Start of Dataset records

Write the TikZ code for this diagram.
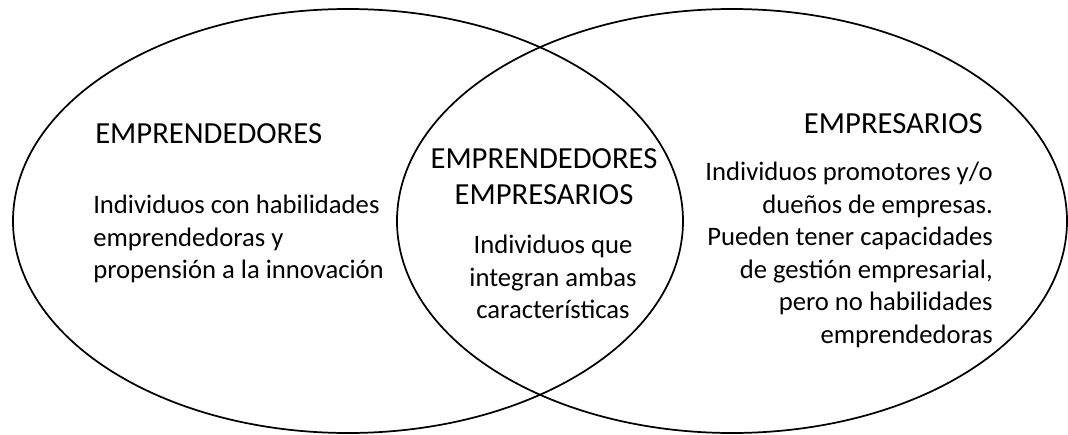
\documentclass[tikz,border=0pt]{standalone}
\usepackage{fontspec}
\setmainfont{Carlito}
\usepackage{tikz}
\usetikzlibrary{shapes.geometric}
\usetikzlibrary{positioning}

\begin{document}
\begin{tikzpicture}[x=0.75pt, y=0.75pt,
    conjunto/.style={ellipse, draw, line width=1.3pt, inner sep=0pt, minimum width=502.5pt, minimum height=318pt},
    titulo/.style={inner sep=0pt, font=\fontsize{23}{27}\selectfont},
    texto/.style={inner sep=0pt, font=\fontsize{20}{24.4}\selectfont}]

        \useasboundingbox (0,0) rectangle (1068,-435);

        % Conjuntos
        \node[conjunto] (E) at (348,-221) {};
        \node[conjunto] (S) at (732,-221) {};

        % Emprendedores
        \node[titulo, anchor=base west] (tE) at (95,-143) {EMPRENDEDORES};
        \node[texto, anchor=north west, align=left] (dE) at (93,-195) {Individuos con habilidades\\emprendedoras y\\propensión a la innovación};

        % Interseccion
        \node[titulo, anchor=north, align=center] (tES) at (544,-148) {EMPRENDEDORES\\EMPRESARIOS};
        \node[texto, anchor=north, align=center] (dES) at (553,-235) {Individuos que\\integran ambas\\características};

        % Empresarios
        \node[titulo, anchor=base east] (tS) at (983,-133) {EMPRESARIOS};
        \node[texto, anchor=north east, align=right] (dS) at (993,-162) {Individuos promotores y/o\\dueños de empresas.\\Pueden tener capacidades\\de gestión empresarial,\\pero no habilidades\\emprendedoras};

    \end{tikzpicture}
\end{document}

End of Dataset records
Start of Dataset records

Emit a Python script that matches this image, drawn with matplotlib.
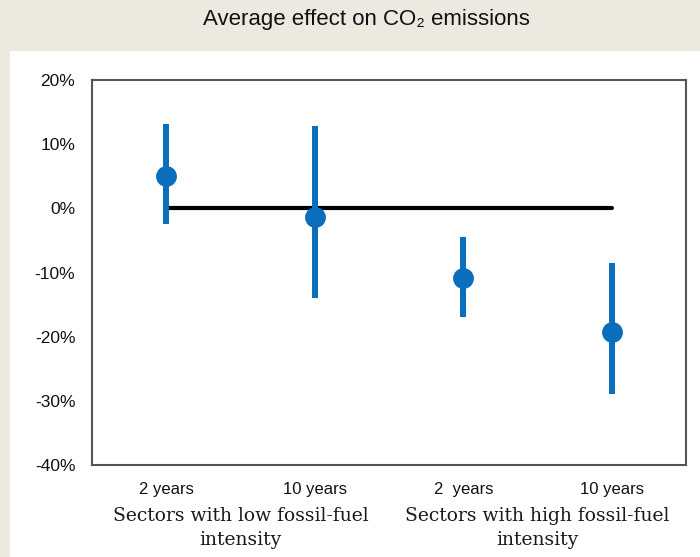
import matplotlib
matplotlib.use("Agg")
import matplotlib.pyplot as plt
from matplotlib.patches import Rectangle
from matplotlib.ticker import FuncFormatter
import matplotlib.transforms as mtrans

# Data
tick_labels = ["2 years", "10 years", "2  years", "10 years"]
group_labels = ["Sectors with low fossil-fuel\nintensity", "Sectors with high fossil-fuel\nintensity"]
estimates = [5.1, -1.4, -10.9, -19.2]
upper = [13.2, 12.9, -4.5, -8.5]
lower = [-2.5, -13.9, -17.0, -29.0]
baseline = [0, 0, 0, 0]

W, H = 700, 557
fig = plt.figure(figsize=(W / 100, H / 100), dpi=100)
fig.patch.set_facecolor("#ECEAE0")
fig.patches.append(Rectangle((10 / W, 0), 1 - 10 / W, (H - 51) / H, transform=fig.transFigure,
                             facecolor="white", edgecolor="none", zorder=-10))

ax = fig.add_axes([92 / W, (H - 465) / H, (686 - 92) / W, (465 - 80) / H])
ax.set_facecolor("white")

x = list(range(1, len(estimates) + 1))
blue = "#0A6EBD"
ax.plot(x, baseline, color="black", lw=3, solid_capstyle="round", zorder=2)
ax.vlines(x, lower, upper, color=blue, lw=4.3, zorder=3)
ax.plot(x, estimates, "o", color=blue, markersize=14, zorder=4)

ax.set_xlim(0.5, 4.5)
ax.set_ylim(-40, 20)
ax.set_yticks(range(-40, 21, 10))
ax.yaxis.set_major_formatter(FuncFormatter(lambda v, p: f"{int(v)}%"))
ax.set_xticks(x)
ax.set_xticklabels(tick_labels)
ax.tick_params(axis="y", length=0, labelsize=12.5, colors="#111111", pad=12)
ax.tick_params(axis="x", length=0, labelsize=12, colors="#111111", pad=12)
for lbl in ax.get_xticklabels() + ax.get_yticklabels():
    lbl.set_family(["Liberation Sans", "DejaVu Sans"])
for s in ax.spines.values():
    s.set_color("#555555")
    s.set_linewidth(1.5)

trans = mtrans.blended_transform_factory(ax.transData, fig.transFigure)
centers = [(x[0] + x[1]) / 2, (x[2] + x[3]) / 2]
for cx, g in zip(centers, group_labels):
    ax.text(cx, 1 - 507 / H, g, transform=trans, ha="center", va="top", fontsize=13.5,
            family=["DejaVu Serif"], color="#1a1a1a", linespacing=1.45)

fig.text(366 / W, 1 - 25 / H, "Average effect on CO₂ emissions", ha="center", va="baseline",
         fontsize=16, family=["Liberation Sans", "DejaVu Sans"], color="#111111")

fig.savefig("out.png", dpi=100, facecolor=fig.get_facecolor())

End of Dataset records

Task
Read through the entries and copy each line in which "with" appears.

Exercise answer
Emit a Python script that matches this image, drawn with matplotlib.
group_labels = ["Sectors with low fossil-fuel\nintensity", "Sectors with high fossil-fuel\nintensity"]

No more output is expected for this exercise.